Gut möglich also, dass Karlsruhe diese Ausweitung im späteren Urteil zur Vorratsdatenspeicherung unter Berufung auf das Grundrecht auf informationelle Selbstbestimmung kappen wird. Dieses scharfe Schwert der Datenschützer schmiedete Karlsruhe in seinem Volkszählungsurteil von 1983. Die Richter erkannten damals die Bedeutung persönlicher Daten in einer Informationsgesellschaft an und entwickelten das neue Grundrecht auf informationelle Selbstbestimmung. Das Datenschutzzentrum von Schleswig-Holstein bezeichnet dieses Urteil inzwischen gar als "Bergpredigt des Datenschutzes", weil damit die Überwachungsneigung des Staates vor allem seit den Anschlägen des 11. September 2001 in den USA eingedämmt werden könne.

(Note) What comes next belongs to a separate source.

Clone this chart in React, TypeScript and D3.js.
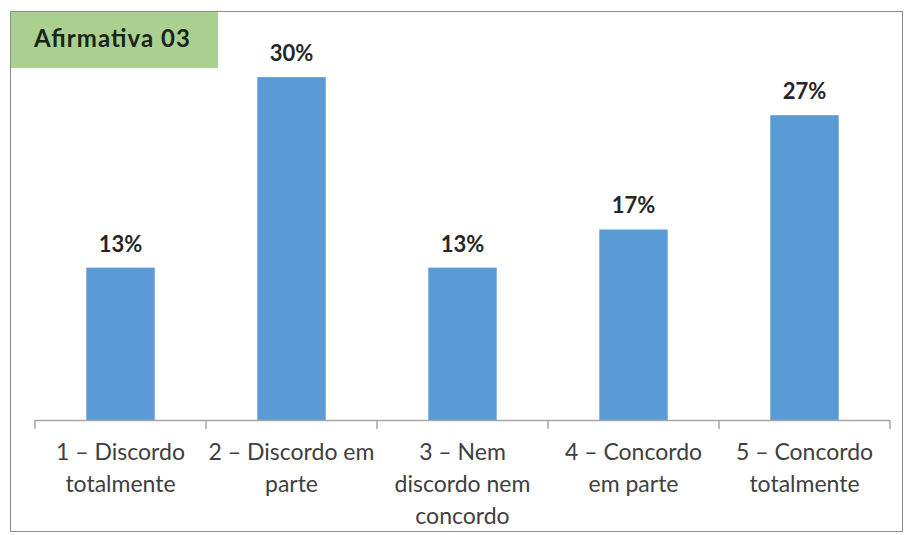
import React from "react";
import * as d3 from "d3";

const categories = [
  ["1 – Discordo", "totalmente"],
  ["2 – Discordo em", "parte"],
  ["3 – Nem", "discordo nem", "concordo"],
  ["4 – Concordo", "em parte"],
  ["5 – Concordo", "totalmente"],
];
const values = [13.33, 30, 13.33, 16.67, 26.67];
const labels = ["13%", "30%", "13%", "17%", "27%"];
const title = "Afirmativa 03";

export default function App() {
  const W = 906, H = 535;
  const x = d3.scaleBand<number>().domain(d3.range(values.length)).range([35, 890]).paddingInner(0.6).paddingOuter(0.3);
  const xb = d3.scaleBand<number>().domain(d3.range(values.length)).range([35, 890]);
  const y = d3.scaleLinear().domain([0, 35]).range([420, 20]);
  const font = "Lato, 'Open Sans', sans-serif";
  return (
    <svg width={W} height={H} style={{ position: "absolute", left: 0, top: 0 }}>
      <rect x={0} y={0} width={W} height={H} fill="#fff" />
      <rect x={10.5} y={11.5} width={892} height={520} fill="#fff" stroke="#8c8c8c" strokeWidth={1} />
      <rect x={11} y={12} width={207} height={56} fill="#a9d08e" />
      <text x={34} y={47} fontFamily={font} fontWeight="bold" fontSize={24} fill="#1a241a" textLength={156}>{title}</text>
      {values.map((v, i) => (
        <g key={i}>
          <rect x={x(i)} y={y(v)} width={x.bandwidth()} height={y(0) - y(v)} fill="#5b9bd5" />
          <text x={(x(i) as number) + x.bandwidth() / 2} y={y(v) - 16} textAnchor="middle" fontFamily={font} fontWeight="bold" fontSize={22} fill="#262626">{labels[i]}</text>
          {categories[i].map((line, j) => (
            <text key={j} x={(xb(i) as number) + xb.bandwidth() / 2} y={460 + j * 32} textAnchor="middle" fontFamily={font} fontSize={23} fill="#404040">{line}</text>
          ))}
        </g>
      ))}
      <line x1={35} x2={890} y1={420.5} y2={420.5} stroke="#a6a6a6" strokeWidth={1.5} />
      {d3.range(values.length + 1).map((i) => {
        const tx = 35 + i * xb.step();
        return <line key={i} x1={tx} x2={tx} y1={420} y2={429} stroke="#a6a6a6" strokeWidth={1.5} />;
      })}
    </svg>
  );
}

So setzte das Verfassungsgericht denn auch in den vergangenen Jahren in einer ganzen Serie von Entscheidungen den Befugnissen der Ermittler enge Grenzen. Auf Grundlage des neuen Grundrechts kippte Karlsruhe zunächst den großen Lauschangriff der Polizei. Das Gericht entschied, dass bei der heimlichen Wohnraumüberwachung der "Kernbereich privater Lebensgestaltung" absolut zu schützen sei.

Danach verboten die Richter dem Zollkriminalamt die präventive Telefon- und Briefüberwachung bei vermuteten Verstößen gegen das Außenwirtschaftsgesetz. Und erst im Februar setzten sie der von Innenminister Wolfgang Schäuble gewollten Online-Durchsuchung enge Grenzen.